Digital transformation has enabled many businesses that formerly were best known for producing products to transition to a service-based delivery. Notably, this includes software vendors as mentioned above, but also automotive manufacturers including Volvo and Porsche, home appliance manufacturers such as Nespresso, and fitness devices like Peloton and Fitbit. This allows businesses to build predictable, repeatable revenue streams rather than relying on one-time payments while also offering new customer experiences, such as receiving upgrades to new products and models as they are released. Businesses offering these types of subscription services -as well as professional services organizations like banks, accountants and law firms – can use data, AI and analytics to understand how customers use and interact with their services, predict and prevent customer churn, and personalize their offerings at scale.
A key challenge here is that customer behavior changes more quickly, and loyalty can be harder to maintain in the digital age.
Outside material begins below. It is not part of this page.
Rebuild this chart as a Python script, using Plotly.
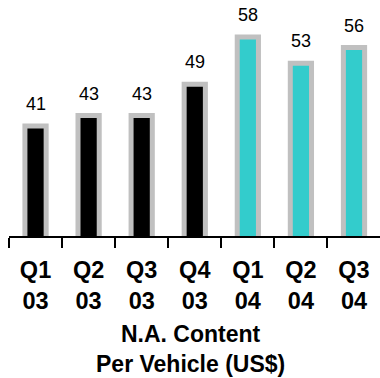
import plotly.graph_objects as go

categories = ["Q1<br>03", "Q2<br>03", "Q3<br>03", "Q4<br>03", "Q1<br>04", "Q2<br>04", "Q3<br>04"]
values = [41, 43, 43, 49, 58, 53, 56]
bar_colors = ["#000000", "#000000", "#000000", "#000000", "#33CCCC", "#33CCCC", "#33CCCC"]
axis_title = "N.A. Content<br>Per Vehicle (US$)"

W, H = 380, 378
ml, mr, mt, mb = 9, 0, 0, 142
plot_h = H - mt - mb
y0 = 20
px_per_unit = 5.235
y1 = y0 + plot_h / px_per_unit

fig = go.Figure()
fig.add_trace(go.Bar(
    x=categories, y=values,
    marker=dict(color=bar_colors, line=dict(color="#C0C0C0", width=5)),
    width=0.4,
    hoverinfo="skip",
))

for c, v in zip(categories, values):
    fig.add_annotation(
        x=c, y=v, xref="x", yref="y",
        text=str(v), showarrow=False,
        yanchor="bottom", yshift=10,
        font=dict(family="Arial", size=18, color="#000000"),
    )

fig.add_annotation(
    x=(190 - ml) / (W - ml - mr), y=(plot_h - 349) / plot_h,
    xref="paper", yref="paper",
    text=axis_title, showarrow=False,
    xanchor="center", yanchor="middle", borderpad=0,
    font=dict(family="Arial", size=23, color="#000000", weight="bold"),
)

fig.update_layout(
    width=W, height=H,
    margin=dict(l=ml, r=mr, t=mt, b=mb, pad=0),
    paper_bgcolor="white", plot_bgcolor="white",
    showlegend=False,
    bargap=0.6,
    xaxis=dict(
        type="category",
        showline=True, linecolor="#000000", linewidth=2,
        ticks="outside", tickson="boundaries", ticklen=10, tickwidth=2, tickcolor="#000000",
        tickfont=dict(family="Arial", size=23.5, color="#000000", weight="bold"),
        ticklabelstandoff=12,
        showgrid=False, zeroline=False,
        range=[-0.5, 6.49],
    ),
    yaxis=dict(
        range=[y0, y1], visible=False, showgrid=False, zeroline=False,
    ),
)

fig.write_html("out.html")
After all, switching providers or exploring new offerings is only ever a screen tap or mouse click away. To counter this, service providers compete to offer higher levels of customer service, as well as to develop reward and loyalty schemes to build “sticky” relationships.
Where Next For Digital Transformation And Business Models?
As the impact of digital transformation grows, we will increasingly see its effects in the emergence of newer business models, including freemium, ad-supported and crowd-funded businesses. Freemium models – where a basic version of a service or product is provided for free while more advanced features are reserved for subscribers – can be refined to create more personalized experiences. Ad-supported businesses will benefit from more accurately targeted promotions as well as more personalized messaging. All businesses will be able to better optimize their pricing strategies, offering different levels of service and support in response to demographic variations and the changing spending habits of their customers.
At the same time, privacy concerns, changes in regulatory and compliance requirements and the growing impact of cybercrime on businesses will be ongoing challenges. Whatever model a business adopts, it’s essential that these challenges are recognized. This means that predicting and reacting to them must become a central pillar of business strategy.
It will become increasingly important for all businesses to balance the drive to transform and grow with the need to consider ethical and regulatory responsibilities. The ongoing skills crisis in technology is likely to create further barriers, meaning that investment in upskilling and training is vital, too.
Ultimately, though, we can expect to continue to see business models evolve as the speed of technological development increases. This will require leaders to adopt a mindset of continual awareness, education and innovation. Embracing these changes while understanding the risks and challenges they pose is the key to thriving no matter what transformations are around the next corner.